■ **WORK TO DO**: Copy every line with the string "page" in it.
┄┄┄┄┄┄┄┄┄┄┄┄┄┄┄┄┄┄┄┄
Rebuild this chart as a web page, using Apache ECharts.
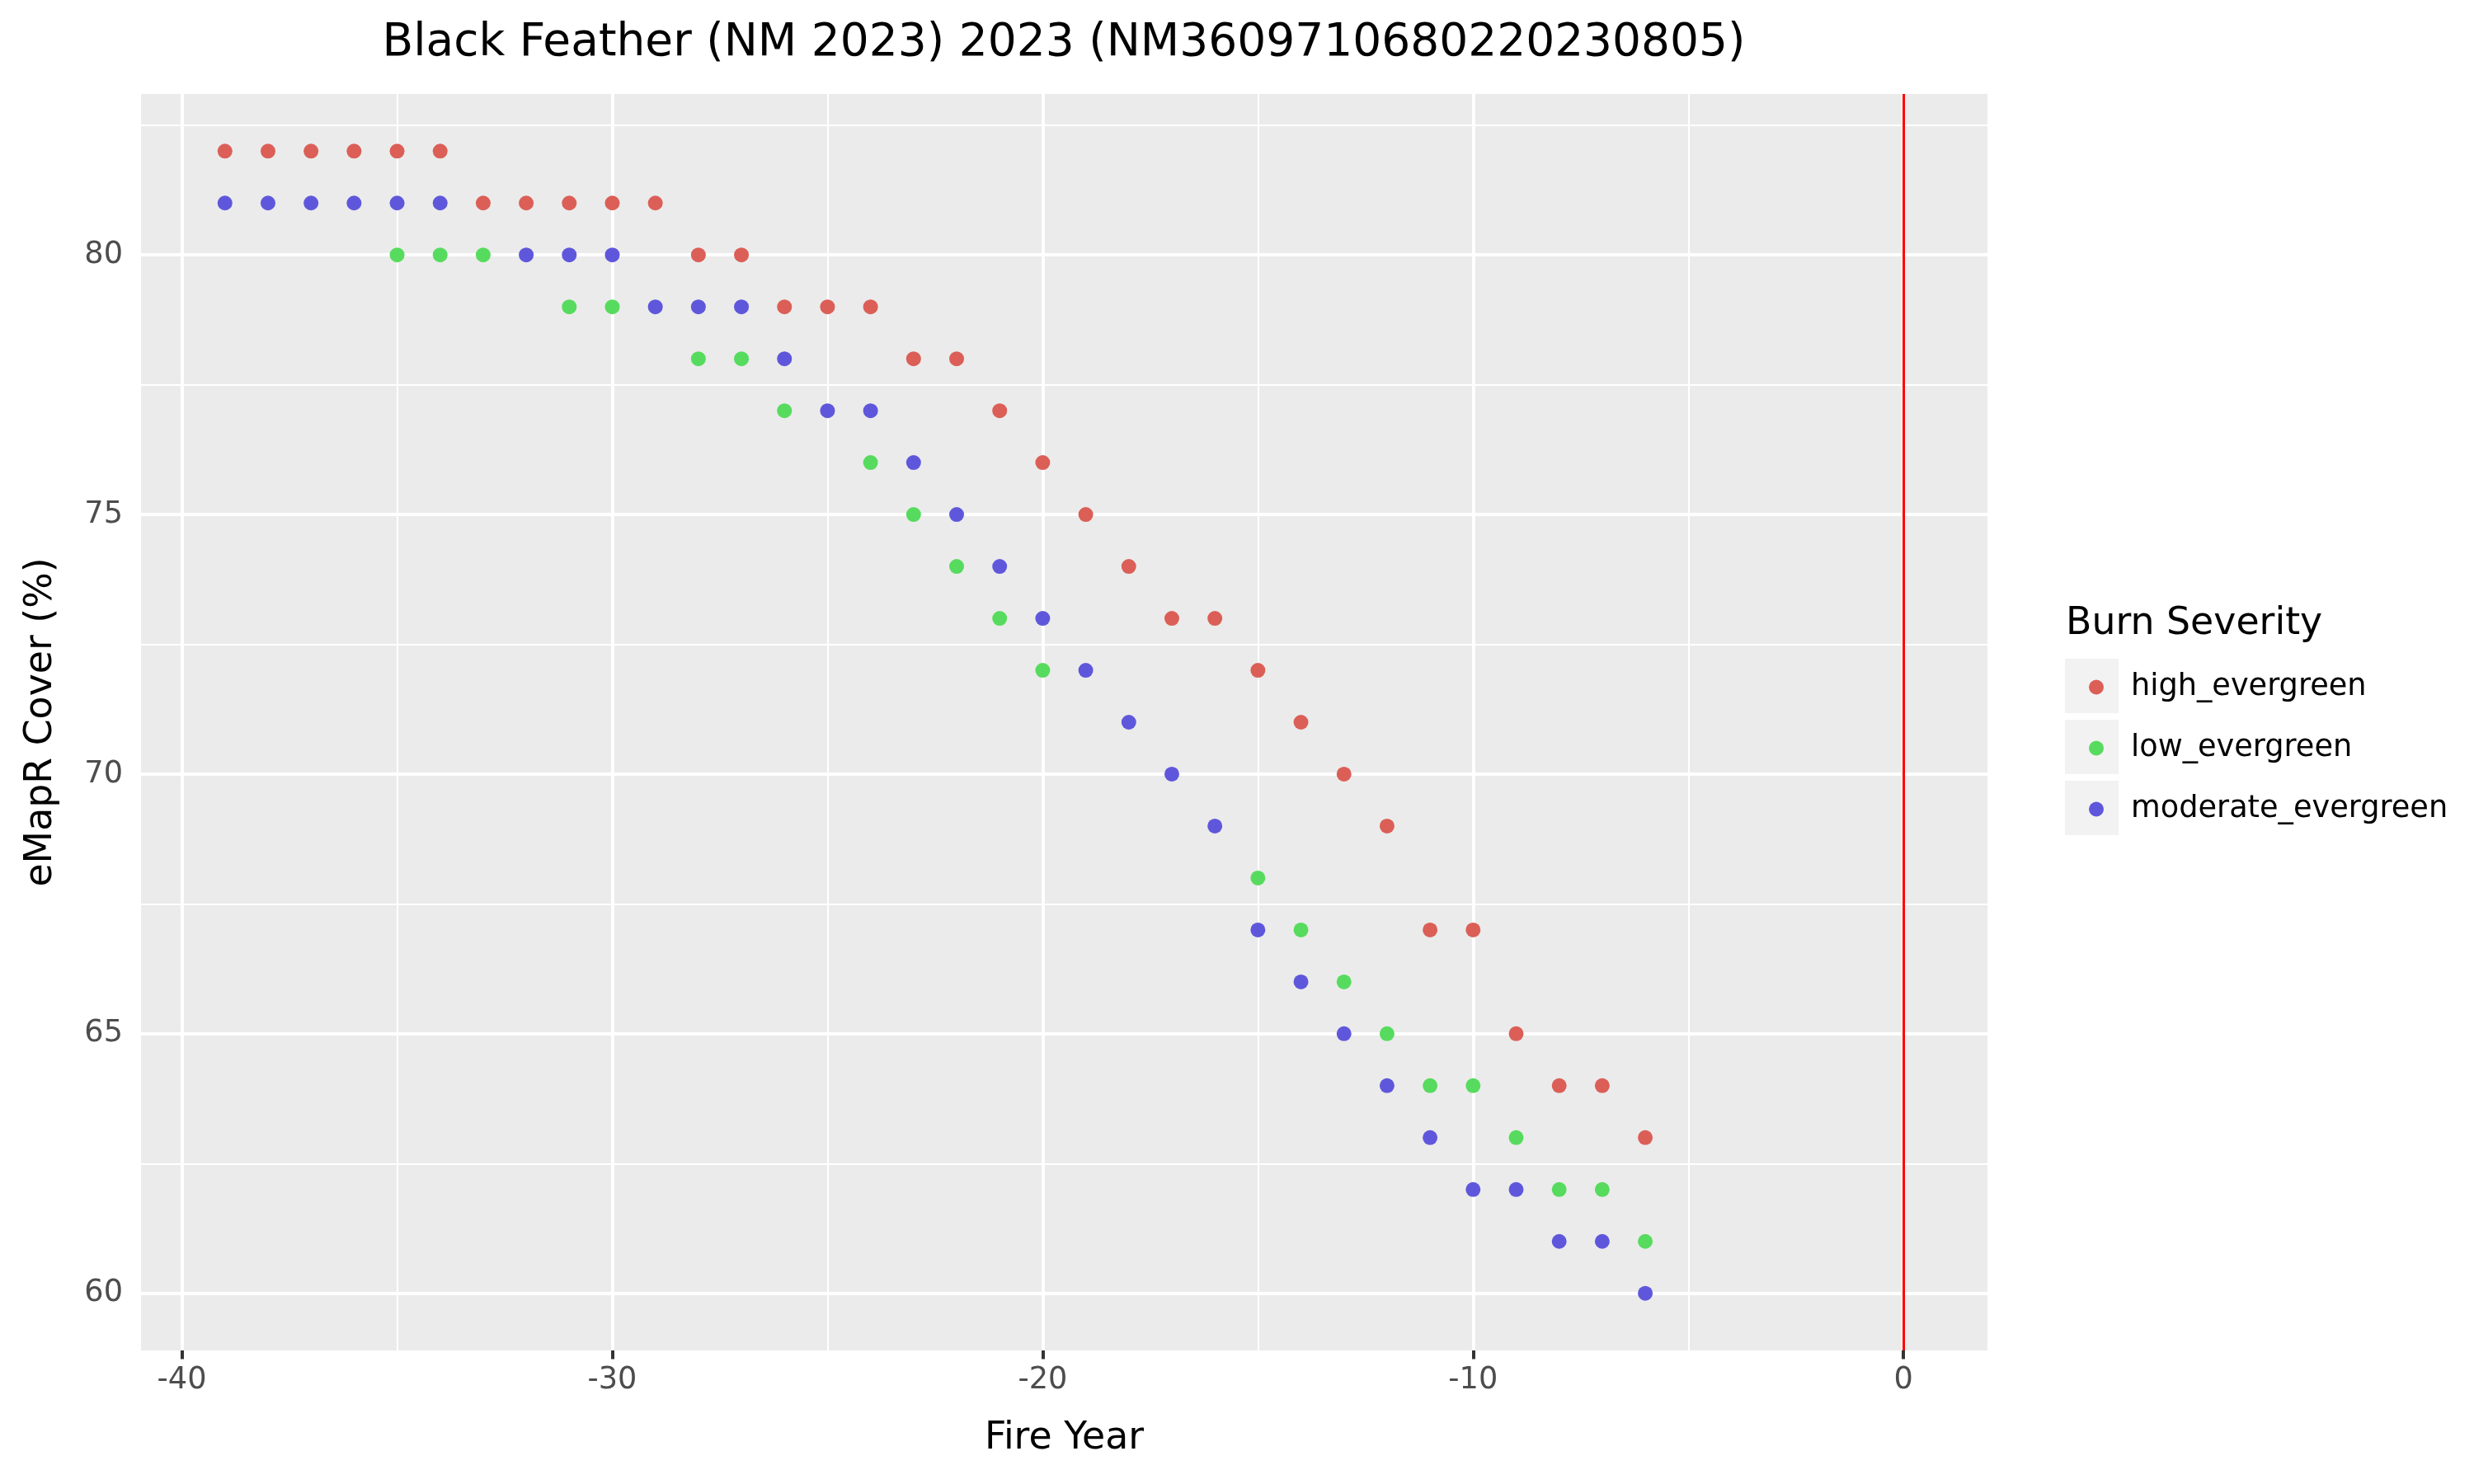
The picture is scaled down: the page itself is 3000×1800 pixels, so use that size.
<!DOCTYPE html>
<html>
<head>
<meta charset="utf-8">
<script src="https://cdn.jsdelivr.net/npm/echarts@6/dist/echarts.min.js"></script>
<style>
  html, body { margin: 0; padding: 0; background: #fff; }
  #chart { width: 3000px; height: 1800px; }
</style>
</head>
<body>
<div id="chart"></div>
<script>
// fire years relative to the fire (x)
const years = [-39, -38, -37, -36, -35, -34, -33, -32, -31, -30, -29, -28, -27, -26, -25, -24, -23,
  -22, -21, -20, -19, -18, -17, -16, -15, -14, -13, -12, -11, -10, -9, -8, -7, -6]

// eMapR cover (%) per burn severity, null = not visible in the picture
const highCover = [82, 82, 82, 82, 82, 82, 81, 81, 81, 81, 81, 80, 80, 79, 79, 79, 78,
  78, 77, 76, 75, 74, 73, 73, 72, 71, 70, 69, 67, 67, 65, 64, 64, 63]
const lowCover = [null, null, null, null, 80, 80, 80, null, 79, 79, null, 78, 78, 77, null, 76, 75,
  74, 73, 72, null, null, null, null, 68, 67, 66, 65, 64, 64, 63, 62, 62, 61]
const moderateCover = [81, 81, 81, 81, 81, 81, null, 80, 80, 80, 79, 79, 79, 78, 77, 77, 76,
  75, 74, 73, 72, 71, 70, 69, 67, 66, 65, 64, 63, 62, 62, 61, 61, 60]

const seriesNames = ['high_evergreen', 'low_evergreen', 'moderate_evergreen']
const seriesColors = ['#DB5F57', '#57DB5E', '#5F57DB']

const xTicks = [-40, -30, -20, -10, 0]
const xMinor = [-35, -25, -15, -5]
const yTicks = [60, 65, 70, 75, 80]
const yMinor = [62.5, 67.5, 72.5, 77.5, 82.5]
const fireYear = 0

const FONT = 'DejaVu Sans'

const toPoints = (vals) => years.map((y, i) => [y, vals[i]]).filter(p => p[1] !== null)

const chart = echarts.init(document.getElementById('chart'), null, { renderer: 'canvas' })

const gridLine = (key, v, w) => ({ [key]: v, lineStyle: { color: '#FFFFFF', width: w, type: 'solid' } })

chart.setOption({
  animation: false,
  backgroundColor: '#FFFFFF',
  grid: {
    left: 171, top: 114, width: 2239, height: 1524,
    show: true, backgroundColor: '#EBEBEB', borderWidth: 0,
  },
  xAxis: {
    type: 'value',
    min: -40.95,
    max: 1.95,
    name: 'Fire Year',
    nameLocation: 'middle',
    nameGap: 84,
    nameTextStyle: { fontFamily: FONT, fontSize: 45.8, color: '#000' },
    axisLine: { show: false },
    splitLine: { show: false },
    axisTick: { show: true, length: 10.5, customValues: xTicks, lineStyle: { color: '#333333', width: 4 } },
    axisLabel: { customValues: xTicks, margin: 18, fontFamily: FONT, fontSize: 36.7, color: '#4D4D4D' },
  },
  yAxis: {
    type: 'value',
    min: 58.9,
    max: 83.1,
    name: 'eMapR Cover (%)',
    nameLocation: 'middle',
    nameGap: 98,
    nameTextStyle: { fontFamily: FONT, fontSize: 45.8, color: '#000' },
    axisLine: { show: false },
    splitLine: { show: false },
    axisTick: { show: true, length: 10.5, customValues: yTicks, lineStyle: { color: '#333333', width: 4 } },
    axisLabel: { customValues: yTicks, margin: 22, fontFamily: FONT, fontSize: 36.7, color: '#4D4D4D' },
  },
  legend: {
    orient: 'vertical',
    left: 2528,
    top: 810,
    itemWidth: 18,
    itemHeight: 18,
    itemGap: 37,
    icon: 'circle',
    data: seriesNames,
    textStyle: { fontFamily: FONT, fontSize: 36.7, lineHeight: 37, color: '#000', padding: [0, 0, 0, 28] },
    selectedMode: false,
  },
  graphic: [
    { type: 'text', x: 1290, y: 53, style: { text: 'Black Feather (NM 2023) 2023 (NM3609710680220230805)', font: '55px "DejaVu Sans"', fill: '#000', textAlign: 'center', textVerticalAlign: 'middle' } },
    { type: 'text', x: 2505, y: 757, style: { text: 'Burn Severity', font: '45.8px "DejaVu Sans"', fill: '#000', textAlign: 'left', textVerticalAlign: 'middle' } },
    { type: 'rect', shape: { x: 2504, y: 799, width: 65, height: 66 }, style: { fill: '#F2F2F2' }, z: -1 },
    { type: 'rect', shape: { x: 2504, y: 873, width: 65, height: 66 }, style: { fill: '#F2F2F2' }, z: -1 },
    { type: 'rect', shape: { x: 2504, y: 947, width: 65, height: 66 }, style: { fill: '#F2F2F2' }, z: -1 },
  ],
  series: [
    {
      // panel grid lines
      type: 'scatter',
      data: [],
      z: 1,
      silent: true,
      markLine: {
        z: 1,
        silent: true,
        symbol: ['none', 'none'],
        label: { show: false },
        animation: false,
        data: [
          ...xMinor.map(v => gridLine('xAxis', v, 2)),
          ...yMinor.map(v => gridLine('yAxis', v, 2)),
          ...xTicks.map(v => gridLine('xAxis', v, 4)),
          ...yTicks.map(v => gridLine('yAxis', v, 4)),
        ],
      },
    },
    ...seriesNames.map((name, i) => ({
      name,
      type: 'scatter',
      data: toPoints([highCover, lowCover, moderateCover][i]),
      symbolSize: 18,
      itemStyle: { color: seriesColors[i], opacity: 1 },
      z: 3,
      silent: true,
    })),
    {
      // fire year marker
      type: 'scatter',
      data: [],
      z: 4,
      silent: true,
      markLine: {
        z: 4,
        silent: true,
        symbol: ['none', 'none'],
        label: { show: false },
        data: [{ xAxis: fireYear }],
        lineStyle: { color: '#FF0000', width: 3, type: 'solid' },
      },
    },
  ],
})
</script>
</body>
</html>
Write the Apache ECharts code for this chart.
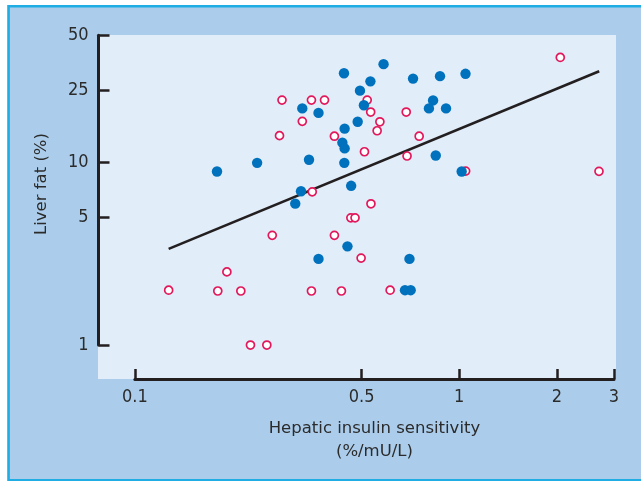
┄┄┄┄┄┄┄┄┄┄┄┄┄┄┄┄┄┄┄┄
■ **RESULT**:
Rebuild this chart as a web page, using Apache ECharts.
The picture is scaled down: the page itself is 3000×1800 pixels, so use that size.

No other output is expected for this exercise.